Consider \(\sigma^2_y = \sigma^2_x = \sigma^2\)
Under the assumption of equal variances, we take size samples from both groups (\(n_y = n_x = n\))

For 1-sided testing,

\[ H_0: \mu_y - \mu_x \le 0 \\ H_a: \mu_y - \mu_x > 0 \]

\(\alpha\)-level z-test rejects \(H_0\) if

\[ z = \frac{\bar{y} - \bar{x}}{\sigma \sqrt{2/n}} > z_{\alpha} \]

\[ \pi(\mu_y - \mu_x) = \Phi(-z_{\alpha} + \frac{\mu_y -\mu_x}{\sigma}\sqrt{n/2}) \]

We need sample size n that give at least \(1-\beta\) power when \(\mu_y - \mu_x = \delta\), where \(\delta\) is the smallest difference that we want to see.

Power is given by:

\[ \Phi(-z_{\alpha} + \frac{\delta}{\sigma}\sqrt{n/2}) = 1 - \beta \]

4.2.4 Sample Size

Then, the sample size is

\[ n = 2(\frac{\sigma (z_{\alpha} + z_{\beta}}{\delta})^2 \]

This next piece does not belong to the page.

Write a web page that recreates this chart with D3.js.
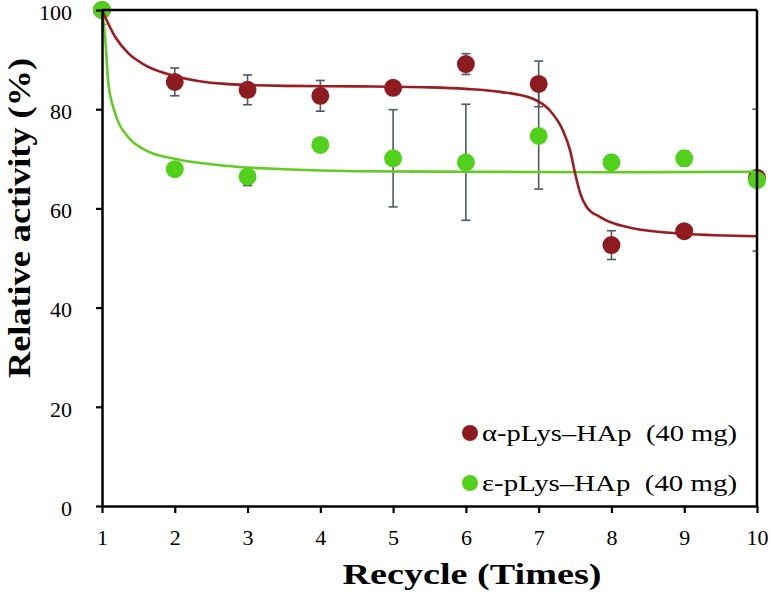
<!DOCTYPE html>
<html><head><meta charset="utf-8">
<script src="https://cdn.jsdelivr.net/npm/d3@7"></script>
<style>html,body{margin:0;padding:0;background:#fff;}svg{display:block;} text{font-family:"Liberation Serif","Times New Roman",Times,serif;}</style>
</head><body>
<script>
// ---- data ----
const cycles = [1,2,3,4,5,6,7,8,9,10];
const alphaValues = [100, 85.5, 83.9, 82.7, 84.3, 89.1, 85.1, 52.6, 55.4, 66.2];
const alphaErrors = [2.9, 2.8, 3.0, 3.1, 0, 2.1, 4.6, 2.9, 0, 0];
const epsValues = [100, 67.9, 66.4, 72.8, 70.1, 69.3, 74.6, 69.3, 70.1, 65.7];
const epsErrors = [0, 0, 1.8, 0, 9.8, 11.7, 10.7, 0, 1.5, 14.3];
// fitted trend curves
const alphaFitX = [1,1.18,1.36,1.59,2,2.69,3.5,4.5,5.5,6.0,6.47,6.92,7.15,7.33,7.43,7.5,7.57,7.66,7.84,8.29,9,10];
const alphaFitY = [100,94.6,91.3,88.9,86.7,85.1,84.7,84.6,84.4,84.1,83.5,82.1,79.8,75.8,71.8,67.1,63.1,60.3,58.3,56.0,54.9,54.4];
const epsFitX = [1,1.04,1.087,1.18,1.36,1.59,2,2.69,3.5,4.5,6,8,10];
const epsFitY = [100,95,85.3,79.2,74.4,71.8,70.0,68.6,67.9,67.5,67.4,67.3,67.4];
const xTicks = [1,2,3,4,5,6,7,8,9,10];
const yTicks = [0,20,40,60,80,100];
const seriesNames = ["α-pLys–HAp  (40 mg)", "ε-pLys–HAp  (40 mg)"];
const xTitle = "Recycle (Times)";
const yTitle = "Relative activity (%)";

// ---- styles ----
const W = 771, H = 597;
const redFill = "#8c1c20", redLine = "#9b1c22";
const greenFill = "#52d11c", greenLine = "#62cc22";
const errColor = "#4d5a63";
const serif = "\"Liberation Serif\",\"Times New Roman\",Times,serif";

const svg = d3.select("body").append("svg").attr("width", W).attr("height", H);
svg.append("rect").attr("width", W).attr("height", H).attr("fill", "#fff");

const x = d3.scaleLinear().domain([1,10]).range([102,757]);
const y = d3.scaleLinear().domain([0,100]).range([506,10]);

svg.append("defs").append("clipPath").attr("id","clip")
  .append("rect").attr("x", x(1)).attr("y", y(100)).attr("width", x(10)-x(1)).attr("height", y(0)-y(100));

const plot = svg.append("g");

// error bars
function errBars(vals, errs) {
  const g = plot.append("g").attr("clip-path","url(#clip)");
  cycles.forEach((c,i) => {
    const e = errs[i]; if (!e) return;
    const cx = x(c), y1 = y(vals[i]+e), y2 = y(vals[i]-e);
    g.append("line").attr("x1",cx).attr("x2",cx).attr("y1",y1).attr("y2",y2).attr("stroke",errColor).attr("stroke-width",1.6);
    [y1,y2].forEach(yy => g.append("line").attr("x1",cx-4.5).attr("x2",cx+4.5).attr("y1",yy).attr("y2",yy).attr("stroke",errColor).attr("stroke-width",1.6));
  });
}
errBars(alphaValues, alphaErrors);
errBars(epsValues, epsErrors);

// points
plot.append("g").selectAll("circle").data(cycles).join("circle")
  .attr("cx", d => x(d)).attr("cy", (d,i) => y(alphaValues[i])).attr("r", 9).attr("fill", redFill);
plot.append("g").selectAll("circle").data(cycles).join("circle")
  .attr("cx", d => x(d)).attr("cy", (d,i) => y(epsValues[i])).attr("r", 9).attr("fill", greenFill);

// fitted curves
const line = d3.line().x(d => x(d[0])).y(d => y(d[1])).curve(d3.curveMonotoneX);
plot.append("path").datum(epsFitX.map((v,i)=>[v,epsFitY[i]])).attr("d", line)
  .attr("fill","none").attr("stroke",greenLine).attr("stroke-width",2.6);
plot.append("path").datum(alphaFitX.map((v,i)=>[v,alphaFitY[i]])).attr("d", line)
  .attr("fill","none").attr("stroke",redLine).attr("stroke-width",2.6);

// frame (top and right)
svg.append("line").attr("x1",x(1)).attr("x2",x(10)).attr("y1",y(100)).attr("y2",y(100)).attr("stroke","#000").attr("stroke-width",2.5);
svg.append("line").attr("x1",x(10)).attr("x2",x(10)).attr("y1",y(100)).attr("y2",y(0)).attr("stroke","#000").attr("stroke-width",2.5);

// axes
const xAxis = svg.append("g").attr("transform",`translate(0,${y(0)})`)
  .call(d3.axisBottom(x).tickValues(xTicks).tickFormat(d3.format("d")).tickSizeOuter(0).tickSizeInner(7).tickPadding(16));
const yAxis = svg.append("g").attr("transform",`translate(${x(1)},0)`)
  .call(d3.axisLeft(y).tickValues(yTicks).tickSizeOuter(0).tickSizeInner(6).tickPadding(24));
[xAxis, yAxis].forEach(a => {
  a.attr("font-family", serif);
  a.select(".domain").attr("stroke","#000").attr("stroke-width",2.5);
  a.selectAll(".tick line").attr("stroke","#000").attr("stroke-width",2.2);
  a.selectAll(".tick text").attr("font-family",serif).style("font-family",serif).attr("font-size",22).attr("fill","#000");
});
yAxis.selectAll(".tick text").attr("text-anchor","end").attr("x", -30).attr("dy", "0.42em");

// axis titles
svg.append("text").attr("x", 472).attr("y", 584).attr("text-anchor","middle")
  .style("font-family",serif).attr("font-weight","bold").attr("font-size",30)
  .attr("textLength",259).attr("lengthAdjust","spacingAndGlyphs").text(xTitle);
svg.append("text").attr("transform","translate(30,218) rotate(-90)").attr("text-anchor","middle")
  .style("font-family",serif).attr("font-weight","bold").attr("font-size",31)
  .attr("textLength",320).attr("lengthAdjust","spacingAndGlyphs").text(yTitle);

// legend
const legend = svg.append("g");
const legColors = [redFill, greenFill];
const legY = [433, 483];
seriesNames.forEach((n,i) => {
  legend.append("circle").attr("cx",470).attr("cy",legY[i]).attr("r",8).attr("fill",legColors[i]);
  legend.append("text").attr("x",482).attr("y",legY[i]+8).style("font-family",serif).attr("font-size",23)
    .attr("textLength",255).attr("lengthAdjust","spacingAndGlyphs").style("white-space","pre").text(n);
});
</script>
</body></html>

For 2-sided test, replace \(z_{\alpha}\) with \(z_{\alpha/2}\).
As with the one-sample case, to perform an exact 2-sample t-test sample size calculation, we must use a non-central t-distribution.

A correction that gives the approximate t-test sample size can be obtained by using the z-test n value in the formula:
\[ n^* = 2(\frac{\sigma (t_{2n-2;\alpha} + t_{2n-2;\beta})}{\delta})^2 \]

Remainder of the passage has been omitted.